Tra un mese il primo censimento del dopo Saddam, ma è già tensione
Baghdad (AsiaNews/Agenzie) – Il primo censimento generale in Iraq dal 1997, che è anche il primo del post-Saddam, sta diventando nuovo terreno di scontro tra fazioni e gruppi etnici. Le autorità assicurano che la conta della popolazione irachena si terrà a partire dalla data stabilita del 24 ottobre, ma sono già in molti a chiedere un rinvio pena il boicottaggio delle operazioni. Il rischio è quello di una strumentalizzazione politica del censimento, che in un Paese da sette mesi in attesa di un nuovo governo potrebbe mettere in crisi equilibri già precari.
Le province di Ninive, Kirkuk e al Anbar si sono schierate contro le operazioni di conta, incuranti della fermezza del premier uscente Nuri al Maliki che ha assicurato il rispetto della data del 24 ottobre in tutte e 18 le province irachene. A Ninive - la provincia settentrionale con capoluogo Mosul abitata da arabi, curdi e altre minoranze - il consiglio provinciale ha deciso il rinvio del censimento. Per il governatore Athil al Nujaifi, arabo nazionalista, precondizione necessaria è che gli uomini della milizia curda peshmerga (miliziani kurdi) lascino le zone che occupano di fatto da tempo e i presidi alle sedi dei due maggiori partiti curdi: il Partito democratico del Kurdistan (Kdp) e l’Unione Patriottica del Kurdistan (Puk). Peshmerga e partiti curdi, sostiene al Nujaifi, lavorano per influenzare a loro favore la situazione nella provincia. Qui si trovano zone abitate da curdi e che il governo regionale del Kurdistan vorrebbe annettere, strappandole al governo centrale. Un esempio è quello della piana di Ninive, dove si concentra la comunità cristiana, e su cui i curdi hanno da tempo messo gli occhi. Secondo le autorità arabe a Ninive, Kdp e Puk starebbero facendo affluire kurdi da altre zone dell’Iraq perché si registrino negli elenchi di Ninive.
I curdi rispondono rivendicando la loro appartenenza storica a Ninive e sottolineando che il censimento è un obbligo costituzionale che riguarda tutto l’Iraq non una sola provincia.

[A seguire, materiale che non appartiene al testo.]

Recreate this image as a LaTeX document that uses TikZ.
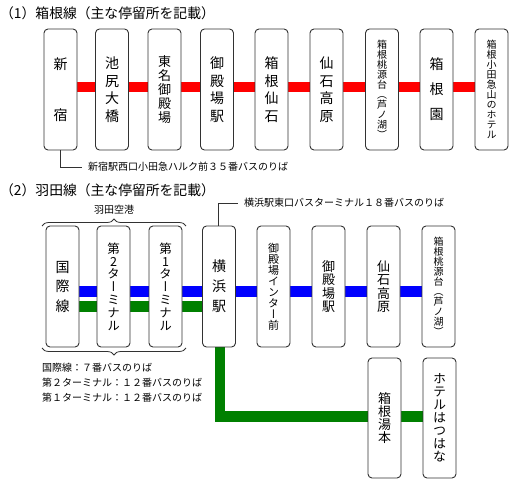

Puntano poi il dito contro chi chiede il boicottaggio ricordando che fu il regime ba’athista di Saddam ad “arabizzare” con la forza una gran parte della popolazione non araba del nord Iraq.
Situazione ancora più delicata a Kirkuk, dove arabi e turcomanni invitano direttamente al boicottaggio. La provincia, ricca di petrolio e multietnica, è da sempre contesa tra arabi, turcomanni e curdi. Il censimento rappresenta un passo fondamentale nell’ottica curda per arrivare alla desidera annessione. La conta della popolazione infatti è prevista dall’Articolo 140 della Costituzione, come preludio al referendum che dovrà decidere lo status di Kirkuk: cioè se la città sarà annessa al Kurdistan o farà parte di una provincia sotto l’amministrazione del governo di Baghdad. Gli interessi in gioco, però, sono alti e così da quattro anni il voto popolare viene continuamente rimandato. Il problema è legato alle risorse energetiche. Kirkuk si sviluppa sul secondo giacimento petrolifero dell’Iraq e possiede il 70% dei depositi di gas naturale della nazione. Il rischio è che se il referendum affidasse ai curdi l’amministrazione della città, questi disporrebbero di una risorsa vitale e sufficiente a garantire una loro eventuale indipendenza dal resto del Paese.
A Ninive e Kirkuk si unisce ora anche la provincia occidentale di Anbar, abitata da arabi sunniti. Il consiglio provinciale ha votato la scorsa settimana per rimandare il censimento fino alla formazione di un nuovo governo che ne supervisioni lo svolgimento.